* Start *

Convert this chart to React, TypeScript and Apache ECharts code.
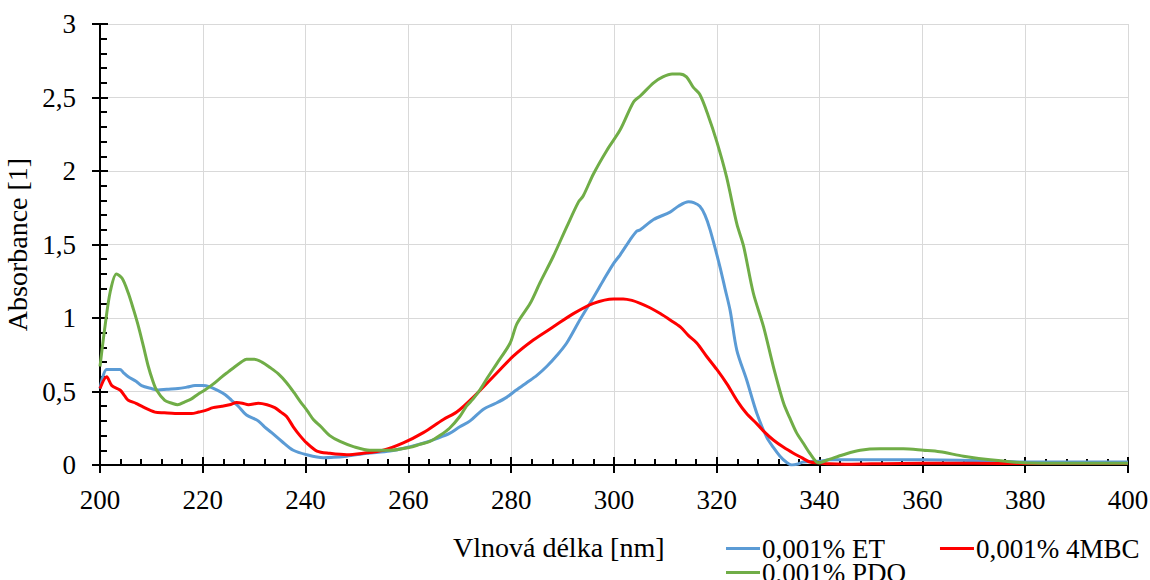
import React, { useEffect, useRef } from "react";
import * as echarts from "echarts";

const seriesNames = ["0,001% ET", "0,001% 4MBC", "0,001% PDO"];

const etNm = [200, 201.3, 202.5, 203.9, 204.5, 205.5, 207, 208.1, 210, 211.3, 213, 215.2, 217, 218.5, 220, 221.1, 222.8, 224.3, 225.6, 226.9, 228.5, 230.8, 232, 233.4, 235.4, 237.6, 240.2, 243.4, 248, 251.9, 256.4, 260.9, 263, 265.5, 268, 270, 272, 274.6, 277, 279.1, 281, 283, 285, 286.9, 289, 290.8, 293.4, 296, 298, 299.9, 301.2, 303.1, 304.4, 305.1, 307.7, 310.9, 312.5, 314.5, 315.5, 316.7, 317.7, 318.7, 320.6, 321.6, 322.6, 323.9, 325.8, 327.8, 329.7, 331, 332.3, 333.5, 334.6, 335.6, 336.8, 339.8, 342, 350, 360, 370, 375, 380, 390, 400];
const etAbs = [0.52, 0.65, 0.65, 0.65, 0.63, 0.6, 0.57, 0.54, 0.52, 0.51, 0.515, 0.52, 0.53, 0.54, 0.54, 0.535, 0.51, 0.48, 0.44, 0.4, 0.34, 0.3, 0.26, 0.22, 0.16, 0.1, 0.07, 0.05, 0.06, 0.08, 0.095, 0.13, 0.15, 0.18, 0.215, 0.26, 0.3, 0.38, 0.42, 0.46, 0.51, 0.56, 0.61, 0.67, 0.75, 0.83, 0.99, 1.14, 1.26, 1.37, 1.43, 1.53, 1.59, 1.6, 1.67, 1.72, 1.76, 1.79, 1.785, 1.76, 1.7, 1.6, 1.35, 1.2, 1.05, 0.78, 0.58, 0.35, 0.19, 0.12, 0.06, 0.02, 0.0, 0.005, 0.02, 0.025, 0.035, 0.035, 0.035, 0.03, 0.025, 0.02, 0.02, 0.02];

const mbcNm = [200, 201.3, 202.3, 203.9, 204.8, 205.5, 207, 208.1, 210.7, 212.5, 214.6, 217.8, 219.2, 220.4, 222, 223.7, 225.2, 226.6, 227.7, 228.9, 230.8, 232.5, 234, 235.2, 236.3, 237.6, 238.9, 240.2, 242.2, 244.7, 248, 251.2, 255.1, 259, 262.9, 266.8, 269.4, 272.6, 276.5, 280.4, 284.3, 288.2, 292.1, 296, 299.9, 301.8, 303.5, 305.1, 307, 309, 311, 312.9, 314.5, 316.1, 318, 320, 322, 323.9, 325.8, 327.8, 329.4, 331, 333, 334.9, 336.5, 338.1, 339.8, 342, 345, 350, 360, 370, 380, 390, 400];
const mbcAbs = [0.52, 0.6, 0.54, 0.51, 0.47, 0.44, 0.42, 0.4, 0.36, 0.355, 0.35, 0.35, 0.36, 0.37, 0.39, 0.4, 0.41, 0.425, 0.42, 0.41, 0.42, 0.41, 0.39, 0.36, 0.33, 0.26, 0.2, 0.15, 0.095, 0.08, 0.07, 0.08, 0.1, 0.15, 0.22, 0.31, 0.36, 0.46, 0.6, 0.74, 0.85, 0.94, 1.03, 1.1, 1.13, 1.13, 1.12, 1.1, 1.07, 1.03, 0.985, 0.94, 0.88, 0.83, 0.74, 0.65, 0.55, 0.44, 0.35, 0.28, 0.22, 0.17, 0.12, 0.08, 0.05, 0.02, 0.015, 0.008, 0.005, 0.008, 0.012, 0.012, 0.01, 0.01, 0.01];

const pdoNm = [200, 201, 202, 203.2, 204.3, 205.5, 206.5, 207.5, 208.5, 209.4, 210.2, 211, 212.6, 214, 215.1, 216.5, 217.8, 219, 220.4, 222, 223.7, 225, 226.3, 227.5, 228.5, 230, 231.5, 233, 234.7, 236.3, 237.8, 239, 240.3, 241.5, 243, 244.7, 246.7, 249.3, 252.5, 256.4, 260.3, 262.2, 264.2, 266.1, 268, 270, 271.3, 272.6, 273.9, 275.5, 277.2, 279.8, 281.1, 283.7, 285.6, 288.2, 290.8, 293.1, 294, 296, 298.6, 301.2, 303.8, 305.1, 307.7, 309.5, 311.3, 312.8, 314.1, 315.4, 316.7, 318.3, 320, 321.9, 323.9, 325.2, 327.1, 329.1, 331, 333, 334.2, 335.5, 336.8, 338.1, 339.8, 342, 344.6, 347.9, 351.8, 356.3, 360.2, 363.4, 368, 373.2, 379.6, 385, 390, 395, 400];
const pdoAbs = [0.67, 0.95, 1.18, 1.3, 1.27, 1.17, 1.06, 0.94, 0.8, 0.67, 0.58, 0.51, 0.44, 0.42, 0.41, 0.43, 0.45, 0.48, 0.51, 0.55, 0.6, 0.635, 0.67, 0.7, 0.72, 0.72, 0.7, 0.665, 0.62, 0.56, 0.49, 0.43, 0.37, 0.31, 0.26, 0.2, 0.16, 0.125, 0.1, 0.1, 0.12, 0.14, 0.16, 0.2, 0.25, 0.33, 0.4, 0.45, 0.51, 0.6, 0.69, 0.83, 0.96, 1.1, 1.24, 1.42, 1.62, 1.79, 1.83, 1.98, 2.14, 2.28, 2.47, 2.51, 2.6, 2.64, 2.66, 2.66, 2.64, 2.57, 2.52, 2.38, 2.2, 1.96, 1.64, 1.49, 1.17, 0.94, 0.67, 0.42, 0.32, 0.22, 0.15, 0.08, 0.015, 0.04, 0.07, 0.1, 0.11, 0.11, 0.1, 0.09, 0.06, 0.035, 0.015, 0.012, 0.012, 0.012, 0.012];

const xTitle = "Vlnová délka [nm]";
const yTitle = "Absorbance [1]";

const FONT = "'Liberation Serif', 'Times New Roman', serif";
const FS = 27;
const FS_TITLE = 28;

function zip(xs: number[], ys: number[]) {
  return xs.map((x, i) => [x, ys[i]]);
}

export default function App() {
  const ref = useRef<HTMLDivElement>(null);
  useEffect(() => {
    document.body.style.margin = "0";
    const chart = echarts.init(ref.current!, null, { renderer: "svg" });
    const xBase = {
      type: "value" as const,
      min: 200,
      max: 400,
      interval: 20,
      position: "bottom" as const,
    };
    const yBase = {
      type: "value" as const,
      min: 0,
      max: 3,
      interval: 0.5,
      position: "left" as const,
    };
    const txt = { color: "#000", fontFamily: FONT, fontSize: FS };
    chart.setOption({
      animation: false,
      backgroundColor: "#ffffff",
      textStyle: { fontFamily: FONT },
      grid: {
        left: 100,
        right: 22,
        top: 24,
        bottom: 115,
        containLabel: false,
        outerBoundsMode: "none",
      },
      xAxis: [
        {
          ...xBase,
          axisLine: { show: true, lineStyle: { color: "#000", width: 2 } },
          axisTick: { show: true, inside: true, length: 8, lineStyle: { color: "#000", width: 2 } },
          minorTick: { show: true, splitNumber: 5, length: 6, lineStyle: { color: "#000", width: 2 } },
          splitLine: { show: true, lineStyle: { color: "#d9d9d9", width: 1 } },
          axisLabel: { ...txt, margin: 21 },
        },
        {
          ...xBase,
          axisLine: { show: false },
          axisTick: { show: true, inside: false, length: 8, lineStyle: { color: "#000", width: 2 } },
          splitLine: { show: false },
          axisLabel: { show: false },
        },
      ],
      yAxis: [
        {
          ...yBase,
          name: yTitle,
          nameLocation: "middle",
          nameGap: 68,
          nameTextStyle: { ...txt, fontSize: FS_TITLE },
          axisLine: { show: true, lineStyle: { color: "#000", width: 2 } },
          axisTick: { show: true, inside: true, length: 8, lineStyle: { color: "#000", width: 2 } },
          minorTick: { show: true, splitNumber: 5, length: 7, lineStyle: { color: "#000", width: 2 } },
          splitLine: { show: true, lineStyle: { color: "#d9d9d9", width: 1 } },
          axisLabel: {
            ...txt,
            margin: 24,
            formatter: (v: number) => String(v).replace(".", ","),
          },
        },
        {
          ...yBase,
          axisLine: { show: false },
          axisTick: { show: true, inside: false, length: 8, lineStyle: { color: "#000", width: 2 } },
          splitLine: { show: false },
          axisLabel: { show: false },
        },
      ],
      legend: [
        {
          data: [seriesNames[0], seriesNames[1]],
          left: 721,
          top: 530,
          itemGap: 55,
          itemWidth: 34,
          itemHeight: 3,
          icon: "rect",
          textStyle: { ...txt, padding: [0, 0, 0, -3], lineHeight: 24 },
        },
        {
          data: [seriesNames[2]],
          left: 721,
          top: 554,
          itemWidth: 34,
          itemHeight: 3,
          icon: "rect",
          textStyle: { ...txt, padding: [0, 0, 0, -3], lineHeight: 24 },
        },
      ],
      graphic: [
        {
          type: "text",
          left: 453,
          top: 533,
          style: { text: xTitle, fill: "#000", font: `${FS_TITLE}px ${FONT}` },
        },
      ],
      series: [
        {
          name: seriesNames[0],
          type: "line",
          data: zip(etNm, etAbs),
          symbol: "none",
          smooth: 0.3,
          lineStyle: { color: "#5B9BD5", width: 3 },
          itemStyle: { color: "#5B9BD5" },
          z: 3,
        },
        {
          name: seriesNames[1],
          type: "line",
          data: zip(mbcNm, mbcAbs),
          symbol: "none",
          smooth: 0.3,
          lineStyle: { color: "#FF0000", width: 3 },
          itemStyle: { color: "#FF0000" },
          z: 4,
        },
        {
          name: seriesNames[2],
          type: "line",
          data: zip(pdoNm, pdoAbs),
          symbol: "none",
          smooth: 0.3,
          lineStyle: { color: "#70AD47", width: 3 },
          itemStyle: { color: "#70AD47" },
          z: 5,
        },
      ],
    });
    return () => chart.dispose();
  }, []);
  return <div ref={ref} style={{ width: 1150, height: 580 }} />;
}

* End *

• [Directions]
Pick each line holding the word "React" out of the listing.

• [Solution]
Convert this chart to React, TypeScript and Apache ECharts code.
import React, { useEffect, useRef } from "react";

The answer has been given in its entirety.